Without the pictures, output the lines of the material from the very first through the one that holds "var botBg = [122, 5];".
━━━━━ Dataset extract
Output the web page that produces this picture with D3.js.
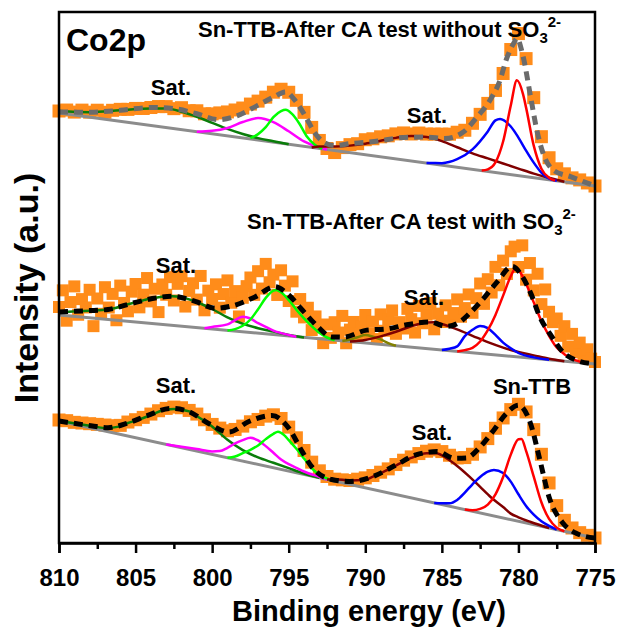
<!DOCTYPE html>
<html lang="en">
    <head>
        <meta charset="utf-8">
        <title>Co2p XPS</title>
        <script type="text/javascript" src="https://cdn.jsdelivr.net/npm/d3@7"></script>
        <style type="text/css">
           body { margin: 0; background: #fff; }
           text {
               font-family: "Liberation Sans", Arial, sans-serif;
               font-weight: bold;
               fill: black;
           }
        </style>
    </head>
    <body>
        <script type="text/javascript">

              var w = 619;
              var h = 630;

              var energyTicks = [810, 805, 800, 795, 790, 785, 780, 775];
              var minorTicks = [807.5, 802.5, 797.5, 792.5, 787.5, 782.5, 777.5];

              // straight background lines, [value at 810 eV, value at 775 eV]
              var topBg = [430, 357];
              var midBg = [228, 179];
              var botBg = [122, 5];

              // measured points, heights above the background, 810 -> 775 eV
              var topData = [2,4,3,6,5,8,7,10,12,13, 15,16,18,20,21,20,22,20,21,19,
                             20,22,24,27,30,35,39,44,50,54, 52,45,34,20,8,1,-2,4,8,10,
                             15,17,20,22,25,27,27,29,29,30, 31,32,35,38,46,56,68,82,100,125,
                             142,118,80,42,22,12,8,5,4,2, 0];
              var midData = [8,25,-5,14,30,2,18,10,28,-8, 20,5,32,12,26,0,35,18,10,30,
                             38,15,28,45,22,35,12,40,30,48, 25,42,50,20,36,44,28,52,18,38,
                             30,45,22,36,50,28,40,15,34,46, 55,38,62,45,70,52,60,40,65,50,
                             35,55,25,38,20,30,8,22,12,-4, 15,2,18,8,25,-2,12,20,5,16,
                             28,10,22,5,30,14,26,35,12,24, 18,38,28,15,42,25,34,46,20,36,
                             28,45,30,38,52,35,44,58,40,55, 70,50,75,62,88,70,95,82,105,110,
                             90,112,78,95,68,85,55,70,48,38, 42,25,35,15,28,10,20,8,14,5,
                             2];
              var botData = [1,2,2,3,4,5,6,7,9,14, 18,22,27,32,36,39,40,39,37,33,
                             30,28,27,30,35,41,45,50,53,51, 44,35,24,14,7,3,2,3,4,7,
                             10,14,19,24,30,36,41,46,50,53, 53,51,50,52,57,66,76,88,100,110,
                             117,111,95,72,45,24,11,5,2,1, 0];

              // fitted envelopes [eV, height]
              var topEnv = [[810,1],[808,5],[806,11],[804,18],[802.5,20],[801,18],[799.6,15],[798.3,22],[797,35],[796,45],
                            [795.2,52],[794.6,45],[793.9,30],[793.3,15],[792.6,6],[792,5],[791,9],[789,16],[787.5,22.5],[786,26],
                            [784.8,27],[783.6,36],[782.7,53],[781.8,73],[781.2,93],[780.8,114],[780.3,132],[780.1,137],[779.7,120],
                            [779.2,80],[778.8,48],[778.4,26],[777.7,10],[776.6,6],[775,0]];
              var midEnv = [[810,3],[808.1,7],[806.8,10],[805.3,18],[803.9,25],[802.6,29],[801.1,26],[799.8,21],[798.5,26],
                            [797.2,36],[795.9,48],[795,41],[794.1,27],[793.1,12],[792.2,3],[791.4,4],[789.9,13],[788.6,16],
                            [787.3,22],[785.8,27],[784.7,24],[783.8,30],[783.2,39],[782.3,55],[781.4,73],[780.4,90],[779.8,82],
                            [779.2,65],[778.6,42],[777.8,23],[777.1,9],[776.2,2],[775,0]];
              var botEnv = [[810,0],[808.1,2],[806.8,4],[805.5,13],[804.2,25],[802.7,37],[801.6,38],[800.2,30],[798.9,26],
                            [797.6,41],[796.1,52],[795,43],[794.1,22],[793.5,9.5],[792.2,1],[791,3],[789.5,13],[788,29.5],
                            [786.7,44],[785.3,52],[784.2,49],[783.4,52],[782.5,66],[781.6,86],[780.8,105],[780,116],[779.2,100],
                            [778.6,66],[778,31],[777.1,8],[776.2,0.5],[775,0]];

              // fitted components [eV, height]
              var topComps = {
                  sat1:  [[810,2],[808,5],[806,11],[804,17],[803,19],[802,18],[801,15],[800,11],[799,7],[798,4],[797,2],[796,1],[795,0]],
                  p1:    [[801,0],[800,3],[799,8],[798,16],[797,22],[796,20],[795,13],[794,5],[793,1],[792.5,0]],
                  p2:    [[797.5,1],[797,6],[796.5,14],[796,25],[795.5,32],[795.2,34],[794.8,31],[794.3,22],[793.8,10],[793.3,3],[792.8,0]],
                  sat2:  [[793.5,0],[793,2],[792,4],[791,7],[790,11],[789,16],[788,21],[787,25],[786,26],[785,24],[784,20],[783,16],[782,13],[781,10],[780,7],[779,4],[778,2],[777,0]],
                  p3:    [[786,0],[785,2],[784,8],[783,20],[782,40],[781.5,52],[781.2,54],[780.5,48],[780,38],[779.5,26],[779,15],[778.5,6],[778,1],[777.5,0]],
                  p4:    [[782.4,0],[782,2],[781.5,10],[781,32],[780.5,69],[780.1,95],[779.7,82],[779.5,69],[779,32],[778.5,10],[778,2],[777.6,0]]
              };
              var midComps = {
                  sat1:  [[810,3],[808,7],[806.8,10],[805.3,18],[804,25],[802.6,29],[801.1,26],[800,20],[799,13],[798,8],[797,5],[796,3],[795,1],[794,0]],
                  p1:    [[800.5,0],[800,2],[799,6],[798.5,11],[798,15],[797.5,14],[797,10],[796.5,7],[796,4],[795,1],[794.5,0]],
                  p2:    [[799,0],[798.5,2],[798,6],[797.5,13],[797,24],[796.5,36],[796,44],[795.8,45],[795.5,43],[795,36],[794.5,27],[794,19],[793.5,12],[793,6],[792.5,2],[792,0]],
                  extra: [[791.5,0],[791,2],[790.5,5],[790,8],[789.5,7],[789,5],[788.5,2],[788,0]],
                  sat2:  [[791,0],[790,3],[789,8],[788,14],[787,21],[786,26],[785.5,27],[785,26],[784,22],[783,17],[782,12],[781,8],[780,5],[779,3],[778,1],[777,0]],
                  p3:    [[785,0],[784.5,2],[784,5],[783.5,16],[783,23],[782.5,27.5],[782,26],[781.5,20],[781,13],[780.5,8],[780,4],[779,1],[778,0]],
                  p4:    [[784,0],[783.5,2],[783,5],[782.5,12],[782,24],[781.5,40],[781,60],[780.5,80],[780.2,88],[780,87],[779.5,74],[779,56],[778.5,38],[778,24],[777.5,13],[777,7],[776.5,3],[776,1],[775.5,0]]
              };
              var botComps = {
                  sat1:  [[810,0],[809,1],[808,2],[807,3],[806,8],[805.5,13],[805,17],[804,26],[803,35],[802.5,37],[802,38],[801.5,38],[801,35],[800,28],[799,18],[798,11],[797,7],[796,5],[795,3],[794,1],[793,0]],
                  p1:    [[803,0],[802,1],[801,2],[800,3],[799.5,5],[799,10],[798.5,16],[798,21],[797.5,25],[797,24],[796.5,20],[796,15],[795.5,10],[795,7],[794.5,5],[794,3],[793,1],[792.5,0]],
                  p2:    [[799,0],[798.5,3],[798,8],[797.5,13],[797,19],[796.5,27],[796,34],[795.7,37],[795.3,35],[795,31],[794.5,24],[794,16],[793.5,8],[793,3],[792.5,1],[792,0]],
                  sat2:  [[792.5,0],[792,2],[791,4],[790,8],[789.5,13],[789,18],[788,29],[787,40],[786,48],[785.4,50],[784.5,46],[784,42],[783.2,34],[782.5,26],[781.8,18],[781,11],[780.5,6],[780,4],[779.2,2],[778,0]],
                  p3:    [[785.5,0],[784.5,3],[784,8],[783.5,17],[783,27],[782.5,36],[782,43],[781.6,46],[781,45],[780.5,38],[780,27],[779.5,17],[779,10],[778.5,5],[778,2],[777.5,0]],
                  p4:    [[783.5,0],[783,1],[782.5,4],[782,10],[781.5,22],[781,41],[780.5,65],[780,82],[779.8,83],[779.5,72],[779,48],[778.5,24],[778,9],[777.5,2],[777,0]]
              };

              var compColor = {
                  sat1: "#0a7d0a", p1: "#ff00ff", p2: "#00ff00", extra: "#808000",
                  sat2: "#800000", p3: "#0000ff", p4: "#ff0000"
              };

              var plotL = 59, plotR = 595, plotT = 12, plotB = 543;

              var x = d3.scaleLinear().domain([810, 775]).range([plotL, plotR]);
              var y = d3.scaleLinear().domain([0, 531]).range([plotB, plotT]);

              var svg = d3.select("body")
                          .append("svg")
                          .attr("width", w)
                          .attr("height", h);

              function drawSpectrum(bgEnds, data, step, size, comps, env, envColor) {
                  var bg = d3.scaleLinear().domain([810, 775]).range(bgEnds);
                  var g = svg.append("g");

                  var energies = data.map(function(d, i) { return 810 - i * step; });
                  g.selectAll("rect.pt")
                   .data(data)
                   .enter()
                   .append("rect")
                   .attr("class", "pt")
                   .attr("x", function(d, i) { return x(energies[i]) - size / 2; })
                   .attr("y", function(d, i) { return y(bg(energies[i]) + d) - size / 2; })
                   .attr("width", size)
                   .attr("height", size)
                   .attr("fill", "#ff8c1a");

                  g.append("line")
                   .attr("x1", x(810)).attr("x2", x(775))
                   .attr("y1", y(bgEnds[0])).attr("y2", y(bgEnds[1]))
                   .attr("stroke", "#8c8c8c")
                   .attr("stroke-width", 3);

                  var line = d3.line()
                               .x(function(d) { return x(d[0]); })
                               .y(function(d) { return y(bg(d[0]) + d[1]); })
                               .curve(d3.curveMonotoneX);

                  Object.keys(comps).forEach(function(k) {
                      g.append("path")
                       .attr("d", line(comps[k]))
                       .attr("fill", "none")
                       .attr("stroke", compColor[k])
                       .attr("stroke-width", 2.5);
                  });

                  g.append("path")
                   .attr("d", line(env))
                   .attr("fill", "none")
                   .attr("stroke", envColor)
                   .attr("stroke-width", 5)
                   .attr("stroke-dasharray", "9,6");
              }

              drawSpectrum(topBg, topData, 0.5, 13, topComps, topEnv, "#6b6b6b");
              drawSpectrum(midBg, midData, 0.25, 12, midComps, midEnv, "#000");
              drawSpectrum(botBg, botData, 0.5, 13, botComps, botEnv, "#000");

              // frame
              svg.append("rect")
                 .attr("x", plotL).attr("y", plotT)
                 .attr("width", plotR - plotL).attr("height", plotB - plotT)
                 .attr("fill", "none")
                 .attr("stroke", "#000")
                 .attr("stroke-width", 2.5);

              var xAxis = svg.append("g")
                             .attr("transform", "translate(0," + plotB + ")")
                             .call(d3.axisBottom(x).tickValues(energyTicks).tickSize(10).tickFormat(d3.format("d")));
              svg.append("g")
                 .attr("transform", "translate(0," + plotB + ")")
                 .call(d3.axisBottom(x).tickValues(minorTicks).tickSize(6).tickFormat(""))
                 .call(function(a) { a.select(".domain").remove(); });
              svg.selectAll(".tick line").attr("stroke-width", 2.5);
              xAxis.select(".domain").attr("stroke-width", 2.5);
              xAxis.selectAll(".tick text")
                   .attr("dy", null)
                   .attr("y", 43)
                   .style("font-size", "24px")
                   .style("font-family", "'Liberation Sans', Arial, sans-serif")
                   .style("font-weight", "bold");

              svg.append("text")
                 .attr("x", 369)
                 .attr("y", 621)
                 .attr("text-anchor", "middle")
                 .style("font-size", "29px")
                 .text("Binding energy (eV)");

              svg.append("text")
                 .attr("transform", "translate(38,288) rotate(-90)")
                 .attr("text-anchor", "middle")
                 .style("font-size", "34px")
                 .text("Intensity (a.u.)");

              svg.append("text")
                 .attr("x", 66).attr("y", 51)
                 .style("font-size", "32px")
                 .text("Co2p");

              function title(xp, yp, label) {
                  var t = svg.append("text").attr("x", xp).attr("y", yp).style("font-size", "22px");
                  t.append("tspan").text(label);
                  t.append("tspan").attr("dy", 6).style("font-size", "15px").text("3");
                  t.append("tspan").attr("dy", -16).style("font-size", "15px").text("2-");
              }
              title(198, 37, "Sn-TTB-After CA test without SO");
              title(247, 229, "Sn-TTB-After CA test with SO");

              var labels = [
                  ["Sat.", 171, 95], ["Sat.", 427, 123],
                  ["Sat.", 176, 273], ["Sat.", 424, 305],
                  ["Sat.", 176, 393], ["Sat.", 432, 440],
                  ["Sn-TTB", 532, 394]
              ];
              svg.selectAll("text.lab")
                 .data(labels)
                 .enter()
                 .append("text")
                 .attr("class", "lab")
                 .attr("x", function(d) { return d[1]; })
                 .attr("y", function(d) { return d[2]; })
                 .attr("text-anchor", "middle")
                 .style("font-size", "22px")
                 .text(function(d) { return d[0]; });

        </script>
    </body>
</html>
━━━━━━━━━━
▶ [Response to the task]:
Output the web page that produces this picture with D3.js.
<!DOCTYPE html>
<html lang="en">
    <head>
        <meta charset="utf-8">
        <title>Co2p XPS</title>
        <script type="text/javascript" src="https://cdn.jsdelivr.net/npm/d3@7"></script>
        <style type="text/css">
           body { margin: 0; background: #fff; }
           text {
               font-family: "Liberation Sans", Arial, sans-serif;
               font-weight: bold;
               fill: black;
           }
        </style>
    </head>
    <body>
        <script type="text/javascript">

              var w = 619;
              var h = 630;

              var energyTicks = [810, 805, 800, 795, 790, 785, 780, 775];
              var minorTicks = [807.5, 802.5, 797.5, 792.5, 787.5, 782.5, 777.5];

              // straight background lines, [value at 810 eV, value at 775 eV]
              var topBg = [430, 357];
              var midBg = [228, 179];
              var botBg = [122, 5];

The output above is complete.